* What is expected *
Produce a word-for-word copy of the listing below without its pictures.

* Given material *

──────

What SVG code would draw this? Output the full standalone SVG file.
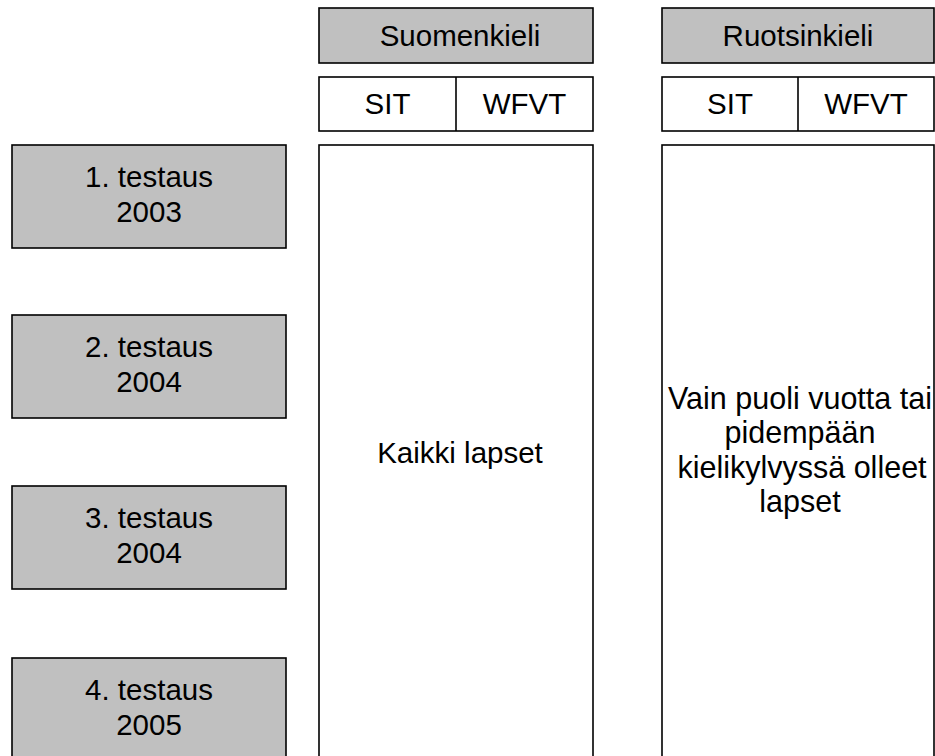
<svg xmlns="http://www.w3.org/2000/svg" width="935" height="756" viewBox="0 0 935 756">
  <style>
    .gray { fill: #c0c0c0; stroke: #000; stroke-width: 1.6; }
    .white { fill: #fff; stroke: #000; stroke-width: 1.6; }
    .line { stroke: #000; stroke-width: 1.6; }
    text { font-family: "Liberation Sans", Arial, sans-serif; font-size: 29.5px; fill: #000; text-anchor: middle; }
    .note { font-size: 30.5px; }
  </style>
  <rect width="935" height="756" fill="#fff"/>

  <!-- Language headers -->
  <g id="suomenkieli">
    <rect class="gray" x="319" y="8" width="274" height="55"/>
    <text x="460" y="46">Suomenkieli</text>
  </g>
  <g id="ruotsinkieli">
    <rect class="gray" x="662" y="8" width="272" height="55"/>
    <text x="798" y="46">Ruotsinkieli</text>
  </g>

  <!-- Test columns -->
  <g id="fi-tests">
    <rect class="white" x="319" y="77" width="274" height="54"/>
    <line class="line" x1="456" y1="77" x2="456" y2="131"/>
    <text x="387.5" y="114">SIT</text>
    <text x="524.5" y="114">WFVT</text>
  </g>
  <g id="sv-tests">
    <rect class="white" x="662" y="77" width="272" height="54"/>
    <line class="line" x1="798" y1="77" x2="798" y2="131"/>
    <text x="730" y="114">SIT</text>
    <text x="866" y="114">WFVT</text>
  </g>

  <!-- Population columns -->
  <g id="fi-children">
    <rect class="white" x="319" y="145" width="274" height="630"/>
    <text x="460" y="463">Kaikki lapset</text>
  </g>
  <g id="sv-children">
    <rect class="white" x="662" y="145" width="272" height="630"/>
    <text class="note" x="800" y="409">Vain puoli vuotta tai</text>
    <text class="note" x="800" y="443">pidempään</text>
    <text class="note" x="802" y="478">kielikylvyssä olleet</text>
    <text class="note" x="800" y="512">lapset</text>
  </g>

  <!-- Test rounds -->
  <g id="round1">
    <rect class="gray" x="12" y="145" width="274" height="103"/>
    <text x="149" y="187">1. testaus</text>
    <text x="149" y="222">2003</text>
  </g>
  <g id="round2">
    <rect class="gray" x="12" y="315" width="274" height="103"/>
    <text x="149" y="357">2. testaus</text>
    <text x="149" y="392">2004</text>
  </g>
  <g id="round3">
    <rect class="gray" x="12" y="486" width="274" height="103"/>
    <text x="149" y="528">3. testaus</text>
    <text x="149" y="563">2004</text>
  </g>
  <g id="round4">
    <rect class="gray" x="12" y="658" width="274" height="120"/>
    <text x="149" y="700">4. testaus</text>
    <text x="149" y="735">2005</text>
  </g>

  <g id="connectors"/>
</svg>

──────

* Response *
What SVG code would draw this? Output the full standalone SVG file.
<svg xmlns="http://www.w3.org/2000/svg" width="935" height="756" viewBox="0 0 935 756">
  <style>
    .gray { fill: #c0c0c0; stroke: #000; stroke-width: 1.6; }
    .white { fill: #fff; stroke: #000; stroke-width: 1.6; }
    .line { stroke: #000; stroke-width: 1.6; }
    text { font-family: "Liberation Sans", Arial, sans-serif; font-size: 29.5px; fill: #000; text-anchor: middle; }
    .note { font-size: 30.5px; }
  </style>
  <rect width="935" height="756" fill="#fff"/>

  <!-- Language headers -->
  <g id="suomenkieli">
    <rect class="gray" x="319" y="8" width="274" height="55"/>
    <text x="460" y="46">Suomenkieli</text>
  </g>
  <g id="ruotsinkieli">
    <rect class="gray" x="662" y="8" width="272" height="55"/>
    <text x="798" y="46">Ruotsinkieli</text>
  </g>

  <!-- Test columns -->
  <g id="fi-tests">
    <rect class="white" x="319" y="77" width="274" height="54"/>
    <line class="line" x1="456" y1="77" x2="456" y2="131"/>
    <text x="387.5" y="114">SIT</text>
    <text x="524.5" y="114">WFVT</text>
  </g>
  <g id="sv-tests">
    <rect class="white" x="662" y="77" width="272" height="54"/>
    <line class="line" x1="798" y1="77" x2="798" y2="131"/>
    <text x="730" y="114">SIT</text>
    <text x="866" y="114">WFVT</text>
  </g>

  <!-- Population columns -->
  <g id="fi-children">
    <rect class="white" x="319" y="145" width="274" height="630"/>
    <text x="460" y="463">Kaikki lapset</text>
  </g>
  <g id="sv-children">
    <rect class="white" x="662" y="145" width="272" height="630"/>
    <text class="note" x="800" y="409">Vain puoli vuotta tai</text>
    <text class="note" x="800" y="443">pidempään</text>
    <text class="note" x="802" y="478">kielikylvyssä olleet</text>
    <text class="note" x="800" y="512">lapset</text>
  </g>

  <!-- Test rounds -->
  <g id="round1">
    <rect class="gray" x="12" y="145" width="274" height="103"/>
    <text x="149" y="187">1. testaus</text>
    <text x="149" y="222">2003</text>
  </g>
  <g id="round2">
    <rect class="gray" x="12" y="315" width="274" height="103"/>
    <text x="149" y="357">2. testaus</text>
    <text x="149" y="392">2004</text>
  </g>
  <g id="round3">
    <rect class="gray" x="12" y="486" width="274" height="103"/>
    <text x="149" y="528">3. testaus</text>
    <text x="149" y="563">2004</text>
  </g>
  <g id="round4">
    <rect class="gray" x="12" y="658" width="274" height="120"/>
    <text x="149" y="700">4. testaus</text>
    <text x="149" y="735">2005</text>
  </g>

  <g id="connectors"/>
</svg>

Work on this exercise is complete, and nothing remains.